== INFORMATION PROVIDED
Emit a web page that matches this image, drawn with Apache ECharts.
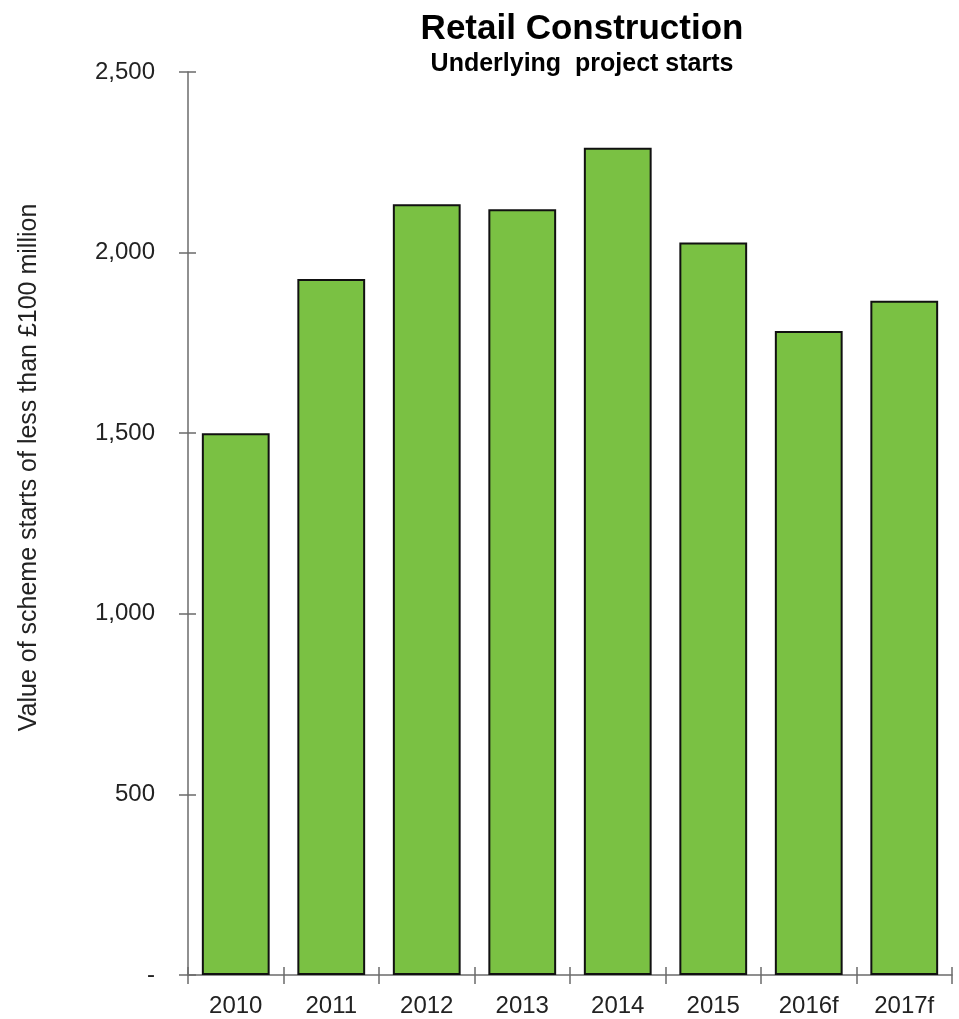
<!DOCTYPE html>
<html><head><meta charset="utf-8">
<script src="https://cdn.jsdelivr.net/npm/echarts@6/dist/echarts.min.js"></script>
<style>html,body{margin:0;padding:0;background:#fff}#c{width:959px;height:1019px}</style>
</head><body><div id="c"></div>
<script>
const categories = ['2010','2011','2012','2013','2014','2015','2016f','2017f'];
const values = [1500, 1927, 2134, 2120, 2290, 2028, 1783, 1867];
const yTicks = [0, 500, 1000, 1500, 2000, 2500];
const titleText = 'Retail Construction';
const subtitleText = 'Underlying  project starts';
const yAxisName = 'Value of scheme starts of less than £100 million';

const chart = echarts.init(document.getElementById('c'));
const font = 'Liberation Sans, Arial, sans-serif';
const axisCol = '#6b6b6b';
chart.setOption({
  animation: false,
  title: {
    text: titleText, subtext: subtitleText, left: 577, top: 7, textAlign: 'center', itemGap: 5,
    textStyle: {fontFamily: font, fontSize: 35, fontWeight: 'bold', color: '#000'},
    subtextStyle: {fontFamily: font, fontSize: 25, fontWeight: 'bold', color: '#000'}
  },
  grid: {left: 188, right: 7, top: 72, bottom: 44, containLabel: false},
  xAxis: [{
    type: 'category', data: categories,
    axisLine: {lineStyle: {color: axisCol, width: 1.5}},
    axisTick: {show: true, length: 9, lineStyle: {color: axisCol, width: 1.5}},
    axisLabel: {fontFamily: font, fontSize: 24, color: '#222', margin: 19}
  }, {
    type: 'category', data: categories, position: 'bottom',
    axisLine: {show: false},
    axisTick: {show: true, inside: true, length: 8, lineStyle: {color: axisCol, width: 1.5}},
    axisLabel: {show: false}
  }],
  yAxis: [{
    type: 'value', min: yTicks[0], max: yTicks[yTicks.length-1], interval: 500,
    name: yAxisName, nameLocation: 'middle', nameGap: 146, nameRotate: 90,
    nameTextStyle: {fontFamily: font, fontSize: 25, color: '#222', padding: [0, 0, 0, 112]},
    splitLine: {show: false},
    axisLine: {show: true, lineStyle: {color: axisCol, width: 1.5}},
    axisTick: {show: true, length: 9, lineStyle: {color: axisCol, width: 1.5}},
    axisLabel: {fontFamily: font, fontSize: 24, color: '#222', margin: 33,
      formatter: v => v === 0 ? '-' : v.toLocaleString('en-US')}
  }, {
    type: 'value', min: yTicks[0], max: yTicks[yTicks.length-1], interval: 500, position: 'left',
    splitLine: {show: false}, axisLine: {show: false},
    axisTick: {show: true, inside: true, length: 8, lineStyle: {color: axisCol, width: 1.5}},
    axisLabel: {show: false}
  }],
  series: [{
    type: 'bar', data: values, barCategoryGap: '29%',
    itemStyle: {color: '#7AC143', borderColor: '#111', borderWidth: 2}
  }]
});
</script></body></html>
====
WHAT TO PRODUCE:
Each line from the top of the material through the line containing "const yAxisName = 'Value" should be reproduced exactly; please drop any images.

WRITTEN RESPONSE:
Emit a web page that matches this image, drawn with Apache ECharts.
<!DOCTYPE html>
<html><head><meta charset="utf-8">
<script src="https://cdn.jsdelivr.net/npm/echarts@6/dist/echarts.min.js"></script>
<style>html,body{margin:0;padding:0;background:#fff}#c{width:959px;height:1019px}</style>
</head><body><div id="c"></div>
<script>
const categories = ['2010','2011','2012','2013','2014','2015','2016f','2017f'];
const values = [1500, 1927, 2134, 2120, 2290, 2028, 1783, 1867];
const yTicks = [0, 500, 1000, 1500, 2000, 2500];
const titleText = 'Retail Construction';
const subtitleText = 'Underlying  project starts';
const yAxisName = 'Value of scheme starts of less than £100 million';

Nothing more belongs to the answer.